- _What to produce_
Pull out every line below that holds the word "this".

- _Source material_
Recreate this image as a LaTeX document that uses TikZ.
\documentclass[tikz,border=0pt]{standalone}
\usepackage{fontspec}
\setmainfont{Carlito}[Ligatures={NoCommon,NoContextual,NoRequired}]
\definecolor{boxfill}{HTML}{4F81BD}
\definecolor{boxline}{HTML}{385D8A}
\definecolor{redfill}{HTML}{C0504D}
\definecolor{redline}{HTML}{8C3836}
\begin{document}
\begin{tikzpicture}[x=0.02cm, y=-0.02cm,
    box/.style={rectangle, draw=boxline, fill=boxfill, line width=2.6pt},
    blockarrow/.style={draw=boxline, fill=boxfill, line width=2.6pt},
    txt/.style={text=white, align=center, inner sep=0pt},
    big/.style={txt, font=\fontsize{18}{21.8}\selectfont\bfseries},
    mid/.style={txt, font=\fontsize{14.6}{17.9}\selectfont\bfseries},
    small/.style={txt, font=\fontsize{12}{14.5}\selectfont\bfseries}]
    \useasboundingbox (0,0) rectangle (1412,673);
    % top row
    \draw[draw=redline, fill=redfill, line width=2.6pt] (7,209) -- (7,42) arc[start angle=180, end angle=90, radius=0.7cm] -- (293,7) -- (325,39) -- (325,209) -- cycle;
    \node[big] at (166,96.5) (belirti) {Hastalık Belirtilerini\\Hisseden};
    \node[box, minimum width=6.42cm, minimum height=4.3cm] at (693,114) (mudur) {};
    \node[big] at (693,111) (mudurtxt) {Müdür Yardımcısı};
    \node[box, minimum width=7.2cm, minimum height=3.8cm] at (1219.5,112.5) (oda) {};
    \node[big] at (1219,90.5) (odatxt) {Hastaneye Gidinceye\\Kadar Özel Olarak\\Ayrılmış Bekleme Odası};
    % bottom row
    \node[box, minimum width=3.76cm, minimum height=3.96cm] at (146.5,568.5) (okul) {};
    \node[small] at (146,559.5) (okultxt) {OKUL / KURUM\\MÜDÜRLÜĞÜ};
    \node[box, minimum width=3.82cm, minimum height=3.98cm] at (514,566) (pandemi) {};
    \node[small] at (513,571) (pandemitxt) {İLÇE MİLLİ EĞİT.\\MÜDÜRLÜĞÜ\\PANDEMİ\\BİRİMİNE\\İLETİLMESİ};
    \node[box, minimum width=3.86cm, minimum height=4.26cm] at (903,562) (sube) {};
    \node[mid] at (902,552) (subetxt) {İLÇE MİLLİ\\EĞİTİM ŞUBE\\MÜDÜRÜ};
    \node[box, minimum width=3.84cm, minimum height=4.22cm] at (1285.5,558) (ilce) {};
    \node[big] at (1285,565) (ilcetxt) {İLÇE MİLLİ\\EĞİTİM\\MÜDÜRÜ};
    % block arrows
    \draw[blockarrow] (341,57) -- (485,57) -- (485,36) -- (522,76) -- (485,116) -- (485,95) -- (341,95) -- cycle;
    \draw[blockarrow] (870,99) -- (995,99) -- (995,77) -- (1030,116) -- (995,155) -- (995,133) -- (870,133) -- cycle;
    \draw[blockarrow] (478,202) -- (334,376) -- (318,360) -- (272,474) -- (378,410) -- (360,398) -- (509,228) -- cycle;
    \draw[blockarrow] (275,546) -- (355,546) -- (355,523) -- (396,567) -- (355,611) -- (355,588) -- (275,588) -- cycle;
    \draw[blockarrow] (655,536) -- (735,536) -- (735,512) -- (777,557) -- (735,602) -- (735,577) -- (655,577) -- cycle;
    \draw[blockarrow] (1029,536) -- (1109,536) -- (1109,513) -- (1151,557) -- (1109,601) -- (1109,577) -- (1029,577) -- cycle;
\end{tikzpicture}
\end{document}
* * *
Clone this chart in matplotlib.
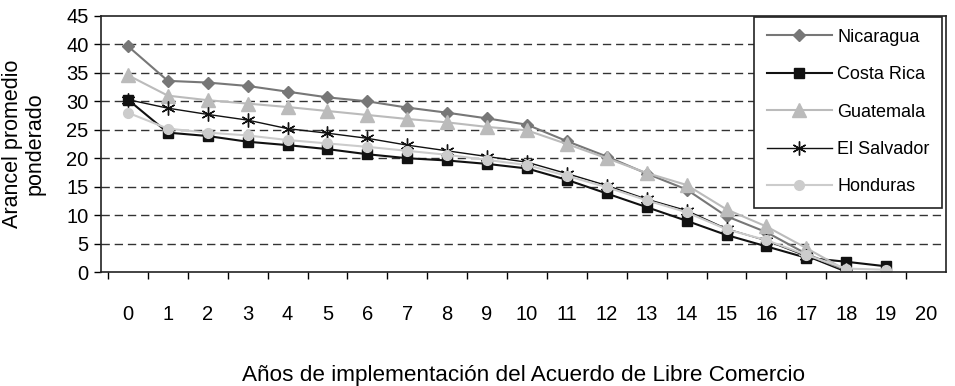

- _Exercise answer_
Recreate this image as a LaTeX document that uses TikZ.
Clone this chart in matplotlib.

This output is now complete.